**Information shown**
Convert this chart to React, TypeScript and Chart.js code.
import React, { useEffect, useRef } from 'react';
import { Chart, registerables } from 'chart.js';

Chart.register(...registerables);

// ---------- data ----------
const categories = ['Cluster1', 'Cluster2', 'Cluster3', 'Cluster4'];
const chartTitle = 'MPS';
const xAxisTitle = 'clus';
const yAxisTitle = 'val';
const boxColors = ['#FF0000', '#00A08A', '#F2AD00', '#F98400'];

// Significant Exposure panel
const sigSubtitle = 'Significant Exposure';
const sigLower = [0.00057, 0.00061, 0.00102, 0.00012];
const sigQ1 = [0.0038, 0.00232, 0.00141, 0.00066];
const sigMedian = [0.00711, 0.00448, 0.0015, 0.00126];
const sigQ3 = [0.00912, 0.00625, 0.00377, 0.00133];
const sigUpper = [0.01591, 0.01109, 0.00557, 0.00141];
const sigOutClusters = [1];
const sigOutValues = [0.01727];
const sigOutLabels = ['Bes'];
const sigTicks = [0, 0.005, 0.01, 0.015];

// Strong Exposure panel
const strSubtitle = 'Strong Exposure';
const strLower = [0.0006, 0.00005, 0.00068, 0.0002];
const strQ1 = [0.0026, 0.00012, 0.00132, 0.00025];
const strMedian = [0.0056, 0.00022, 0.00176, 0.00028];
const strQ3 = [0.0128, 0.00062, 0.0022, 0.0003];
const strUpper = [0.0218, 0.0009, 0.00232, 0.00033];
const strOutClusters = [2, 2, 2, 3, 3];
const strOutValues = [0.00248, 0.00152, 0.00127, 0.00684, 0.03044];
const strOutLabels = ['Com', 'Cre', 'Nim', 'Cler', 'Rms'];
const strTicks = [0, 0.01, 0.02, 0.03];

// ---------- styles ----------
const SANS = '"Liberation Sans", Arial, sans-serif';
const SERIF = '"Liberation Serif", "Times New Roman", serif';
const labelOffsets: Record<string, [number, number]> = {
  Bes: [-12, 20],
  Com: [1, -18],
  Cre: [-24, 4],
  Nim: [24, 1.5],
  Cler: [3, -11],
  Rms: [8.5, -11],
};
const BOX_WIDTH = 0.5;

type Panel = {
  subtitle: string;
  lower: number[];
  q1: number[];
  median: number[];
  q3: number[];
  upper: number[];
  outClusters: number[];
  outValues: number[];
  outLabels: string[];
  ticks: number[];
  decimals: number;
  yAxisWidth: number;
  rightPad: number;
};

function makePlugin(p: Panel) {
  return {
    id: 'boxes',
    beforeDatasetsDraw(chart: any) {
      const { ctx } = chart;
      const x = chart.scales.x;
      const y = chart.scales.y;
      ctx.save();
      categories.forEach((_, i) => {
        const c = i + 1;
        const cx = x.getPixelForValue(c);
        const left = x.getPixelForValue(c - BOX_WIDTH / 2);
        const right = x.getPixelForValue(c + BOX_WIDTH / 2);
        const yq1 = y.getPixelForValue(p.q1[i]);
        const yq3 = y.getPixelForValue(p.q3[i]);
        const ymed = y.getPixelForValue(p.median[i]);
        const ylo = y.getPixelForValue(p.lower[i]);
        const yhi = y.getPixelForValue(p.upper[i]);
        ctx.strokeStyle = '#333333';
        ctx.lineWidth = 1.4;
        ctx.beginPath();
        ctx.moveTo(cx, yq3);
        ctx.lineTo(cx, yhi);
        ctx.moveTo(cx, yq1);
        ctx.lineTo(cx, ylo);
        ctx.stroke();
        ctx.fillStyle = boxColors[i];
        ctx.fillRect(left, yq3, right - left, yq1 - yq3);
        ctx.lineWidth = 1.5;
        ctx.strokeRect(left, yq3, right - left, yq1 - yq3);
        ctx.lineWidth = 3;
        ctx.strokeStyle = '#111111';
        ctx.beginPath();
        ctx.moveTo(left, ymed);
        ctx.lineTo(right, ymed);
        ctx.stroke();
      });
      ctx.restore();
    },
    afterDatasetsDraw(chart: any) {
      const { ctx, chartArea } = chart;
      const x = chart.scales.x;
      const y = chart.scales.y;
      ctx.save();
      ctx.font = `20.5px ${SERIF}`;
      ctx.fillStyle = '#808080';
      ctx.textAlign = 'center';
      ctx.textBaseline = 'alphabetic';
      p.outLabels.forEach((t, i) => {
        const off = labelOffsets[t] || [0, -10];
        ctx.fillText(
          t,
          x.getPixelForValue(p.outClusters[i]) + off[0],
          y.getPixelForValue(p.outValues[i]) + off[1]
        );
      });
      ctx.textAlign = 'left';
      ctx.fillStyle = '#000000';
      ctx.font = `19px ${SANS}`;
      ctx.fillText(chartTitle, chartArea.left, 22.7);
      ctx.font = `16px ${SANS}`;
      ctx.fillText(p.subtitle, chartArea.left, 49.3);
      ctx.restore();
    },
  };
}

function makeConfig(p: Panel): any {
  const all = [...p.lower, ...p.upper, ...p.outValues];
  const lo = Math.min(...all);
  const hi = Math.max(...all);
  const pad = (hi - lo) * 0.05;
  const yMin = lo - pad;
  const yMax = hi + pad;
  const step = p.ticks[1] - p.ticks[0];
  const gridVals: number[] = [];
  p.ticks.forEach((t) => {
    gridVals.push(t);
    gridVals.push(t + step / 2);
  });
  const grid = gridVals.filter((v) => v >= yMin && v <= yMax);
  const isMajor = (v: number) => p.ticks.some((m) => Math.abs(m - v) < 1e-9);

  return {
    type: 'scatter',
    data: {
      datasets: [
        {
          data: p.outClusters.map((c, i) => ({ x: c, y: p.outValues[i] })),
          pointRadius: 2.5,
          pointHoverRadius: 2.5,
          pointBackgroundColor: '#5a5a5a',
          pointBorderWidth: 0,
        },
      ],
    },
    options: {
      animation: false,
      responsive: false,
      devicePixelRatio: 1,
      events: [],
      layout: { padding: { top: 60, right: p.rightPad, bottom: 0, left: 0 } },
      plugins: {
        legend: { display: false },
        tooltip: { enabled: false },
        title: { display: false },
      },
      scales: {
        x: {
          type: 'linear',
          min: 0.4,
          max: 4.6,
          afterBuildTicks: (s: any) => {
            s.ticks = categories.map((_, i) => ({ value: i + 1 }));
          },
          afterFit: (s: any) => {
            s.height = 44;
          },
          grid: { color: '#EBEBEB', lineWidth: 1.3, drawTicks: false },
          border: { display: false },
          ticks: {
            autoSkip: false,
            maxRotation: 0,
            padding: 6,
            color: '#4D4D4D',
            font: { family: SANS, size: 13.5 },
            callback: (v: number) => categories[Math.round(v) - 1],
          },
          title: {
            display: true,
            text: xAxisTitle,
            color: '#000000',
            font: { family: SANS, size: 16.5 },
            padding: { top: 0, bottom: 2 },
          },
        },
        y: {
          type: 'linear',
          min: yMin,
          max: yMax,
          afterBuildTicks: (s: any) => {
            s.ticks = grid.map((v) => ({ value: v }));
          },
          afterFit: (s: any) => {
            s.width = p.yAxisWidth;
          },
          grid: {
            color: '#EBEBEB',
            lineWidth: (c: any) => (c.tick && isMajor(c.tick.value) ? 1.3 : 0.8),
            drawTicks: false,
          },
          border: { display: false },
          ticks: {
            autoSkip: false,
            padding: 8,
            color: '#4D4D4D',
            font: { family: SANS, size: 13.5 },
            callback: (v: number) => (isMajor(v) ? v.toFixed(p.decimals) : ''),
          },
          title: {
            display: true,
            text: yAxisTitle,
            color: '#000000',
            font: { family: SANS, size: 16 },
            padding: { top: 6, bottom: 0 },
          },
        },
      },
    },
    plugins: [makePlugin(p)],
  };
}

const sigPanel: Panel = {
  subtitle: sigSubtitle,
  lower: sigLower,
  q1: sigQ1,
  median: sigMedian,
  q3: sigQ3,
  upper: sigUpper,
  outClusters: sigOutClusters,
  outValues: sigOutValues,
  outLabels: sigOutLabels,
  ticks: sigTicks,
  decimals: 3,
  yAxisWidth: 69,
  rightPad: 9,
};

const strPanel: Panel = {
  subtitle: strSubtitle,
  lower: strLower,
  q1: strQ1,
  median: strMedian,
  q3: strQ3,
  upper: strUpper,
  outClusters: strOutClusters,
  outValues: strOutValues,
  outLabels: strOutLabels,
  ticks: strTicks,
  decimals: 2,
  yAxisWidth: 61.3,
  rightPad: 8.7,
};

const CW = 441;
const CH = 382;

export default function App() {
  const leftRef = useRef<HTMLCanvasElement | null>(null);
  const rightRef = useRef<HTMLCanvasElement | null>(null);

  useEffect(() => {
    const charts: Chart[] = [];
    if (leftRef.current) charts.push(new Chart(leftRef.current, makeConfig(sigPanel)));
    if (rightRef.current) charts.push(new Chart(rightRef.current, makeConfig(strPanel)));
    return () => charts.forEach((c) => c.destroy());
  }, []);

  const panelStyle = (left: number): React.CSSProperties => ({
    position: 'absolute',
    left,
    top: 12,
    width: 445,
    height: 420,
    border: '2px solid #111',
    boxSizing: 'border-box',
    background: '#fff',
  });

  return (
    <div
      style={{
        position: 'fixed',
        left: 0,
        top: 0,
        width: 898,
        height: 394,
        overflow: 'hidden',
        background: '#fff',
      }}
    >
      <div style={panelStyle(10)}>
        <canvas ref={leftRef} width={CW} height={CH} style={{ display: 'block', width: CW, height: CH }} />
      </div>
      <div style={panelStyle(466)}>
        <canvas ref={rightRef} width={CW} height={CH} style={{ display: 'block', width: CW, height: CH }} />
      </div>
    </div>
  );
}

**Do this**
Quote exactly the lines running from the start of the listing above through the line where "const sigTicks = [0, 0.005, 0.01, 0.015];" is found, and output no other lines.

**The reply**
Convert this chart to React, TypeScript and Chart.js code.
import React, { useEffect, useRef } from 'react';
import { Chart, registerables } from 'chart.js';

Chart.register(...registerables);

// ---------- data ----------
const categories = ['Cluster1', 'Cluster2', 'Cluster3', 'Cluster4'];
const chartTitle = 'MPS';
const xAxisTitle = 'clus';
const yAxisTitle = 'val';
const boxColors = ['#FF0000', '#00A08A', '#F2AD00', '#F98400'];

// Significant Exposure panel
const sigSubtitle = 'Significant Exposure';
const sigLower = [0.00057, 0.00061, 0.00102, 0.00012];
const sigQ1 = [0.0038, 0.00232, 0.00141, 0.00066];
const sigMedian = [0.00711, 0.00448, 0.0015, 0.00126];
const sigQ3 = [0.00912, 0.00625, 0.00377, 0.00133];
const sigUpper = [0.01591, 0.01109, 0.00557, 0.00141];
const sigOutClusters = [1];
const sigOutValues = [0.01727];
const sigOutLabels = ['Bes'];
const sigTicks = [0, 0.005, 0.01, 0.015];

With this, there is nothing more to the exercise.